In my spare time, I’ve indulged a curiosity about some resources in the ecosystem. In particular, I’ve implemented a simple Wikibase by taking advantage of David Green’s Mylyn wikitext package and the community edition of the MarkLogic XML Server. Some notes follow from that experiment.
The Wikibase stores both the wikitext page and the converted XHTML. That way, the Wikibase can provide the original source for editing (because some people feel strongly about whitespace) but still perform epic backend operations (searching, linking, extraction, etc) on the XHTML pages. The relative simplicity of wikitext is a virtue here, as simple HTML approximates Plain Old Semantic HTML.
Ingrate that I am, I threw the Wikipedia articles from the markup languages category at Mylyn wikitext. The HTML article in particular (not surprisingly) has a lot of quoted HTML. Righteous hiccups from the MarkLogic XML parser. I futzed around with my simplistic Wikipedia extraction process (which might be the culprit) and tinkered with some regular expressions before and after the conversion (running into the usual impedance mismatch between regular expressions and tag nesting).
In the end, John Cowan’s TagSoup and about 5 lines of consumer code placated the XML parser. TagSoup is a more recent (and seemingly more robust) alternative to JTidy for XML domestication of wild HTML. (Also worthy of a passing mention in this space: for field work that inspects HTML in its unruly lair, I’ve done a few things with the Jericho HTML parser.)

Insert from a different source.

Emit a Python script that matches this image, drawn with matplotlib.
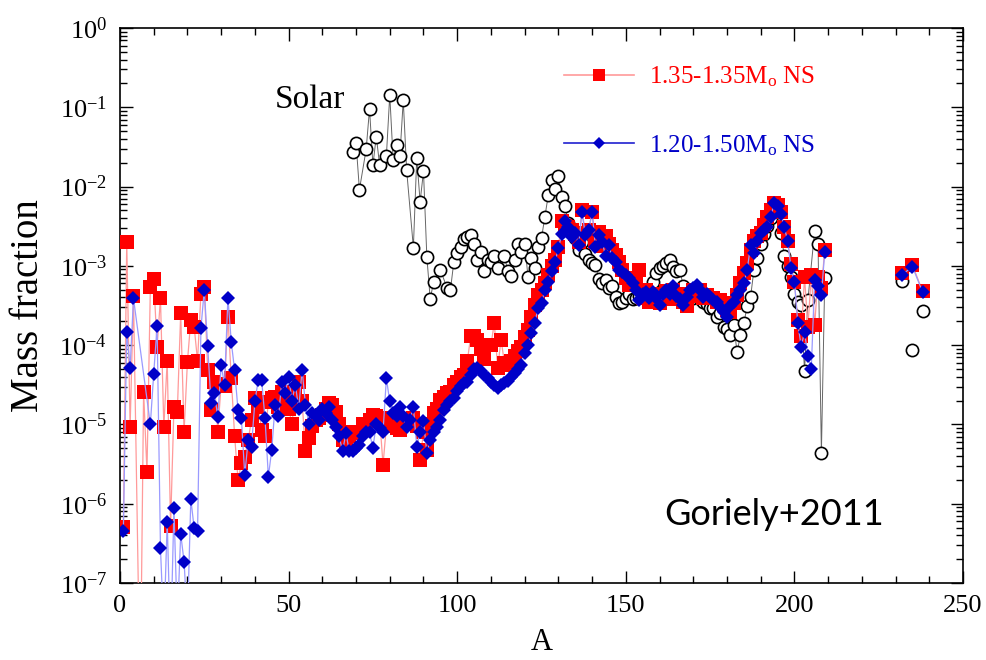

The result has blemishes, but it’s well formed, and that’s all XQuery needed. In implementing the basic services, the only thing I miss from DB2 PureXML is the ability to transform a document in memory with XQuery update operations. (Maybe some well-known alternative exists, and I simply haven’t turned it up yet.)
Anyway, MarkLogic runs the XQueries that implement paged search and navigation over the XHTML articles. A JSP with a textarea provides the basic editing. I can peruse and add outlandish asides to the Wikibase articles to my heart’s content.
Of course, this simple Wikibase lacks a ton of mandatory function — versioning, authentication, content locales, a decent authoring UI, you name it — and I may not take the experiment much father. Still, good times — the ecosystem more than proved its mettle.